## Dataset
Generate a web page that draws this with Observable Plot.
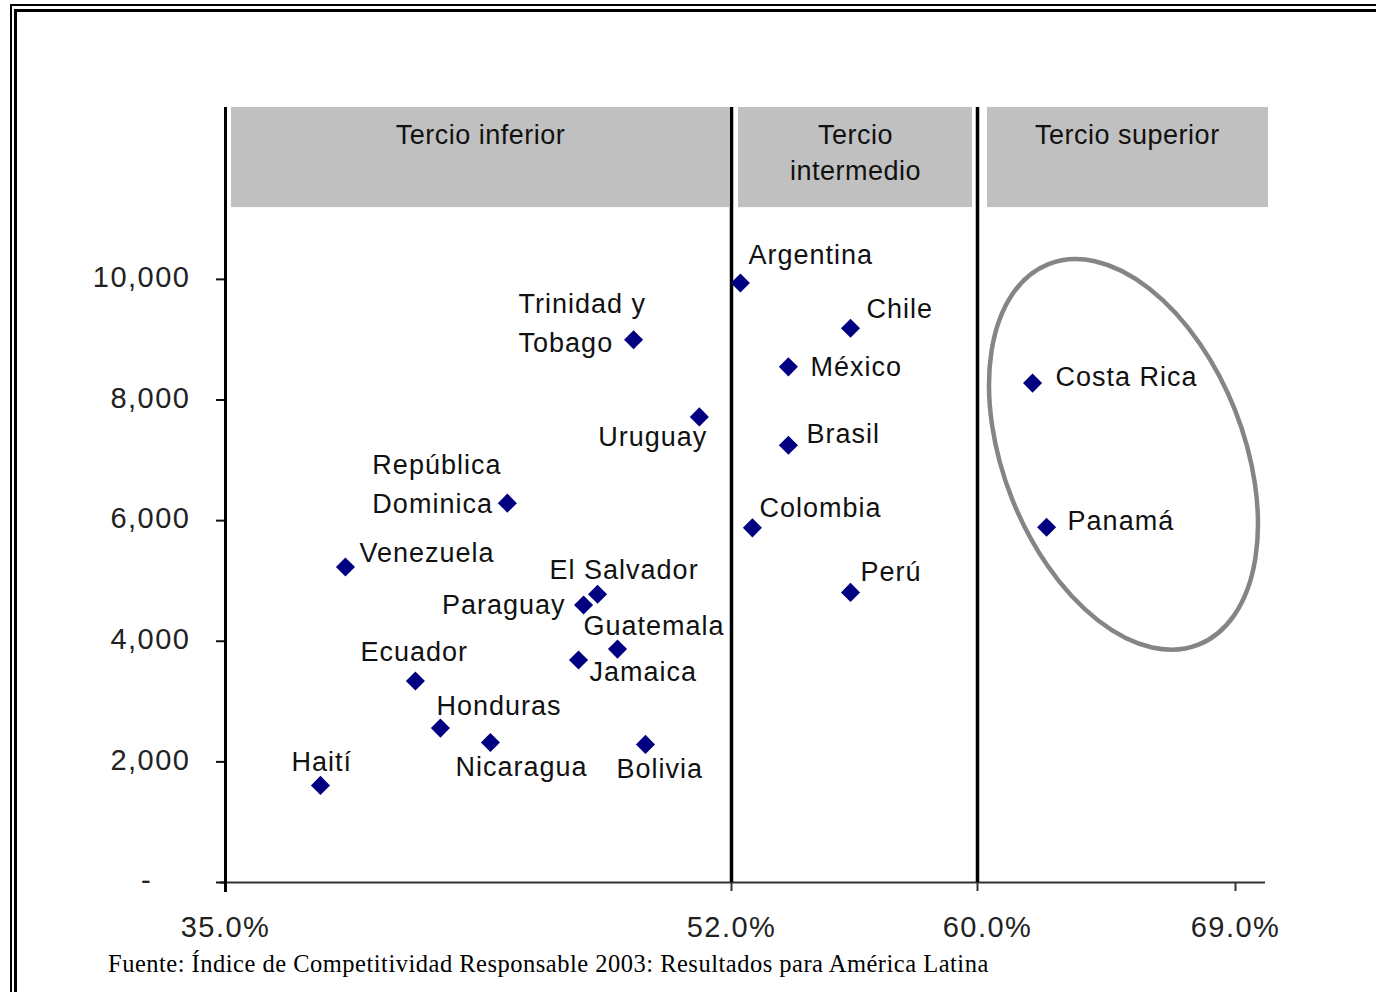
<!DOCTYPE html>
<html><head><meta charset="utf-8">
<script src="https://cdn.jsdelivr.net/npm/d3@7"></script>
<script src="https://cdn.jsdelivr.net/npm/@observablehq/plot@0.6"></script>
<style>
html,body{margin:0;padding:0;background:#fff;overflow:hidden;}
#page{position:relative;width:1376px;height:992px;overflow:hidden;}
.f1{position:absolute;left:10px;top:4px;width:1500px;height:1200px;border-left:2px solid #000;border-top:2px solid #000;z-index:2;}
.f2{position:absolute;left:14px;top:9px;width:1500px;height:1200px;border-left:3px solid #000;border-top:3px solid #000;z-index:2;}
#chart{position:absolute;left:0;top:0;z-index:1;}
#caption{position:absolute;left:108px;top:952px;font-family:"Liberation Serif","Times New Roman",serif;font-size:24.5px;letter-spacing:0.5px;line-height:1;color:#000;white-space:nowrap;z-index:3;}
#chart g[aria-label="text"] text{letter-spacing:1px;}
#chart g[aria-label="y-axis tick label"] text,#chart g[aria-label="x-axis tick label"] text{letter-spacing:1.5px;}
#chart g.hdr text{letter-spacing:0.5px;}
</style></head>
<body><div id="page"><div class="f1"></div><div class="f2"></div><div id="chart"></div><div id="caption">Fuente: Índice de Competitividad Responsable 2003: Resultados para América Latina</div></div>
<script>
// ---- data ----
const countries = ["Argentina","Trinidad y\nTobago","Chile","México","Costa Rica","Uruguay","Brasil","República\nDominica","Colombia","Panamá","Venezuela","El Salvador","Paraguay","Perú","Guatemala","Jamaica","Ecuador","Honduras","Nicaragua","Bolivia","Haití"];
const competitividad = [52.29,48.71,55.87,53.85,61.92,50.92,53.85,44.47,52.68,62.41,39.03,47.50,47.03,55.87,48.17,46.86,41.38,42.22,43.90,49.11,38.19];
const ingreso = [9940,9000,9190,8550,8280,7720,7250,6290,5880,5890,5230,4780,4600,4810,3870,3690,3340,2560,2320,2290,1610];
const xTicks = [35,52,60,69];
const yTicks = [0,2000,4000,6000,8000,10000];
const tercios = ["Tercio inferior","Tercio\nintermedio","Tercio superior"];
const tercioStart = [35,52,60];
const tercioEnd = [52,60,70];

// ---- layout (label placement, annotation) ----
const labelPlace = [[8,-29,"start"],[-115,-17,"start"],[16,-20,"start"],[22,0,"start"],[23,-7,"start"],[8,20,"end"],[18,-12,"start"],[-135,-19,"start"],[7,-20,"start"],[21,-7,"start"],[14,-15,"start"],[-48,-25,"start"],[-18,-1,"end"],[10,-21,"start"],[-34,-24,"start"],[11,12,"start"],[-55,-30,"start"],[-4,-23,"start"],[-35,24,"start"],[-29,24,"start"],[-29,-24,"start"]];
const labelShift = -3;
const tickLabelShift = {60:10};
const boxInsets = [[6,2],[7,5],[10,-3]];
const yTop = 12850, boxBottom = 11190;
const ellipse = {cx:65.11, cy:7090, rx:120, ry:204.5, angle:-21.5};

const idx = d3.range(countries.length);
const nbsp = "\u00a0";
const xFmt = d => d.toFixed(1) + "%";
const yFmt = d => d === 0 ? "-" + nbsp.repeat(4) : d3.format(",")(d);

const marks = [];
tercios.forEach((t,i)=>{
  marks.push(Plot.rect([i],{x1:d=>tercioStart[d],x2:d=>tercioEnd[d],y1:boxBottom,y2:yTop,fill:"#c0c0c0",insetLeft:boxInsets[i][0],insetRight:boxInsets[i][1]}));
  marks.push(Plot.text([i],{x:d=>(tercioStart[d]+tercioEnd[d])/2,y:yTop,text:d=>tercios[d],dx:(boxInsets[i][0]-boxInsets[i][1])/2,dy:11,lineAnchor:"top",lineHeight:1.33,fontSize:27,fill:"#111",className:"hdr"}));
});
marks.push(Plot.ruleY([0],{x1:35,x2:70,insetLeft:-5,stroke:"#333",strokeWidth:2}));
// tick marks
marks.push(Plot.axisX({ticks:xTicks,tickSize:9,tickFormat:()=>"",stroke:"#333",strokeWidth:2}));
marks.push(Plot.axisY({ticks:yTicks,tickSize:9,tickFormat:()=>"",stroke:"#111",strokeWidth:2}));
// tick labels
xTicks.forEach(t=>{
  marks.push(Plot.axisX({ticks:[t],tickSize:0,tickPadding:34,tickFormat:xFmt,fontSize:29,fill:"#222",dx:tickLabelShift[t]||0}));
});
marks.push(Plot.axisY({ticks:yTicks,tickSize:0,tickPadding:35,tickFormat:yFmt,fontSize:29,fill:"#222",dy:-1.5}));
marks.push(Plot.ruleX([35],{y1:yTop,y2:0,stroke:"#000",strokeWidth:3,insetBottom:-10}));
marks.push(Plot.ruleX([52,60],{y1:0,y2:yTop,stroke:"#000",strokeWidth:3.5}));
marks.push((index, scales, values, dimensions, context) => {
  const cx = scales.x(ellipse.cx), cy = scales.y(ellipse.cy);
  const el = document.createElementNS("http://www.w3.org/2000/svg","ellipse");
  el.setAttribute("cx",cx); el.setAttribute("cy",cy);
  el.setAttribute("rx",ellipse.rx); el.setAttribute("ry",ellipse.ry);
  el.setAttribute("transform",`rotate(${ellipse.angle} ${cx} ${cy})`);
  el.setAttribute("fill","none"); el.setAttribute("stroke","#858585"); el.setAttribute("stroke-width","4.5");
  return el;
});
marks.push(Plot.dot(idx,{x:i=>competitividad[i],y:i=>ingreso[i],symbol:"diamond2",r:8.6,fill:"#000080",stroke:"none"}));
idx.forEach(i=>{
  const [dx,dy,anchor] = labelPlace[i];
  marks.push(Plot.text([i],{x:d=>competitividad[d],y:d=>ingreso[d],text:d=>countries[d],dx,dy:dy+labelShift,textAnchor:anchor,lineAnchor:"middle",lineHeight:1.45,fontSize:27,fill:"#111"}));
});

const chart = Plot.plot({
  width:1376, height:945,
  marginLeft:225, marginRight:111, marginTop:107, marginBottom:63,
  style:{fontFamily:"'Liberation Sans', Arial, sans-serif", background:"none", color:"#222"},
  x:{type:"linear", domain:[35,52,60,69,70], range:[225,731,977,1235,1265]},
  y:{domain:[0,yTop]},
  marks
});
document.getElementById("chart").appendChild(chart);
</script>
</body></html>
* * *
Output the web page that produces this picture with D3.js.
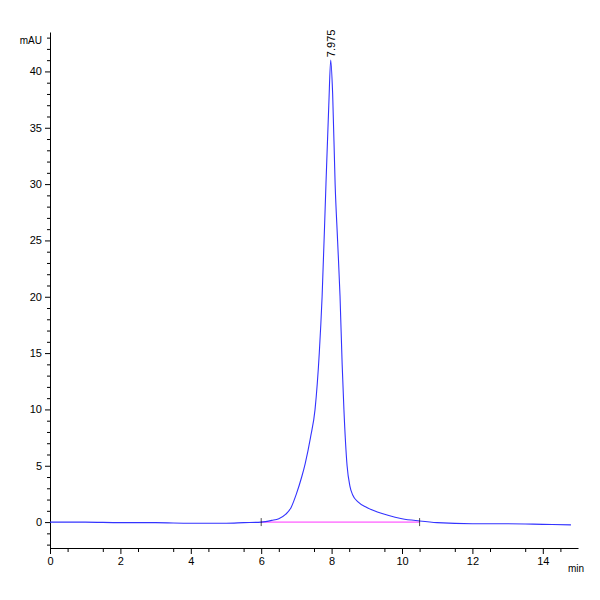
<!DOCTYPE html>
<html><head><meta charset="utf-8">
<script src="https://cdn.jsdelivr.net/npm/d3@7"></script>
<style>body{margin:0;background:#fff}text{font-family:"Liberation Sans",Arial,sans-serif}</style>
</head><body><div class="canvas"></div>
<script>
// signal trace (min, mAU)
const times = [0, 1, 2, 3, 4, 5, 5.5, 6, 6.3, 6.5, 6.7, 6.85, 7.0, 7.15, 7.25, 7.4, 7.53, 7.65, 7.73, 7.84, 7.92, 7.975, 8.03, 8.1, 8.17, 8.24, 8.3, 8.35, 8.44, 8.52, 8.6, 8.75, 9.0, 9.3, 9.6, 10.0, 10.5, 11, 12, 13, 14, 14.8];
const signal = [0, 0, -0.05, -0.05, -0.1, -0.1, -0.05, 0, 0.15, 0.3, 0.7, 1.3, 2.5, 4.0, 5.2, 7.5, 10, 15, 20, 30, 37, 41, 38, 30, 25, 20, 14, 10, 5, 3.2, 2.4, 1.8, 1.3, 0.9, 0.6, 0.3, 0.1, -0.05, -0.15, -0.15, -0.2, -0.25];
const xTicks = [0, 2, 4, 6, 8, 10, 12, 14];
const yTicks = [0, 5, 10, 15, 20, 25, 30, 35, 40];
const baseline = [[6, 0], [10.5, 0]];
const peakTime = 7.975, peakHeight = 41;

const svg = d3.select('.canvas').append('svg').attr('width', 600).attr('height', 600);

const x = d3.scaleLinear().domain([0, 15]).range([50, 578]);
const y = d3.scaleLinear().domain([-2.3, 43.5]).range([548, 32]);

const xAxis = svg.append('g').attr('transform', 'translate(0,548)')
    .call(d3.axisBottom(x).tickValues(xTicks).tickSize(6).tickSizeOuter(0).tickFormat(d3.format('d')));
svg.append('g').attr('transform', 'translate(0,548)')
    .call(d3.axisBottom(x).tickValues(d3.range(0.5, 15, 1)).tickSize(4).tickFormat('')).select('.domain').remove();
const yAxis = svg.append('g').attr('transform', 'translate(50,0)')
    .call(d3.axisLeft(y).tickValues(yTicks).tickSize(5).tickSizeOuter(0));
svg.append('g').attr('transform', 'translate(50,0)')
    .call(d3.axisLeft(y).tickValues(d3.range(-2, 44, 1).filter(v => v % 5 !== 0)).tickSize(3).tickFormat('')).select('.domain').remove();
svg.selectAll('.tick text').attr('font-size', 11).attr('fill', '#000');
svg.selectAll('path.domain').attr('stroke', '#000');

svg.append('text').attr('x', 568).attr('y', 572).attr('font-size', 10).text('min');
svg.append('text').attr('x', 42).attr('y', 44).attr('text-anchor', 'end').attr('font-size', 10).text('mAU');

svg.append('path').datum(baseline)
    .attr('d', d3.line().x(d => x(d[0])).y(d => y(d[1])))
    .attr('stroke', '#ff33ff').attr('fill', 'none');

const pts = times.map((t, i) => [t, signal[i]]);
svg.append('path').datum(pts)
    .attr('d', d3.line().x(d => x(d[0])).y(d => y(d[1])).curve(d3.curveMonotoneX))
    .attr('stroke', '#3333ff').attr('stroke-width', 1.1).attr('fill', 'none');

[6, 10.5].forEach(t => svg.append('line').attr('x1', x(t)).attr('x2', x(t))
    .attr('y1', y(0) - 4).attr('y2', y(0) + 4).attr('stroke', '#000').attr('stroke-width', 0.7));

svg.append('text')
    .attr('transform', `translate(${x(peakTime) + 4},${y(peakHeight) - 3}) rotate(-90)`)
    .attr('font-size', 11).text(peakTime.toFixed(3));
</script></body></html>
--
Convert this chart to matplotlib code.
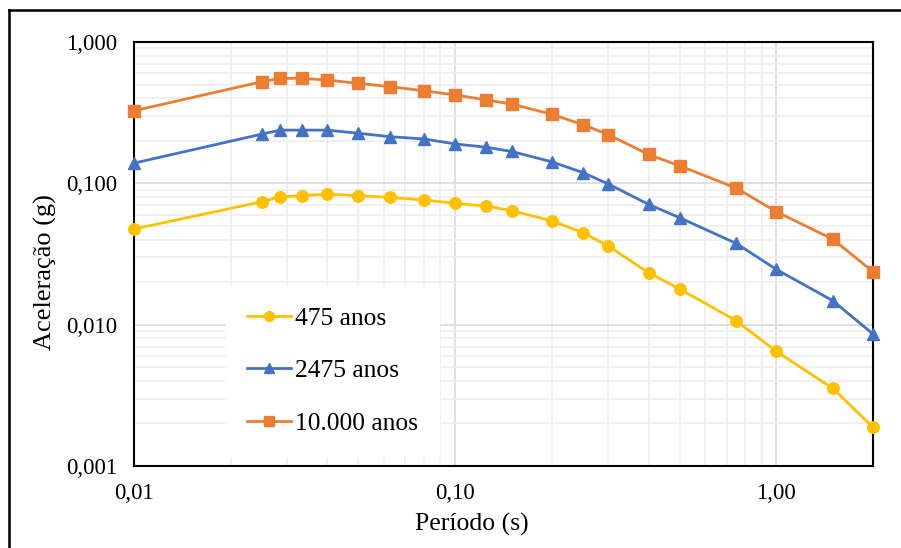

## Description of the task
Pick out the lines containing the word "with" and show them.

## Response for this exercise
Generate a web page that draws this with Observable Plot.
Output the web page that produces this picture with D3.js.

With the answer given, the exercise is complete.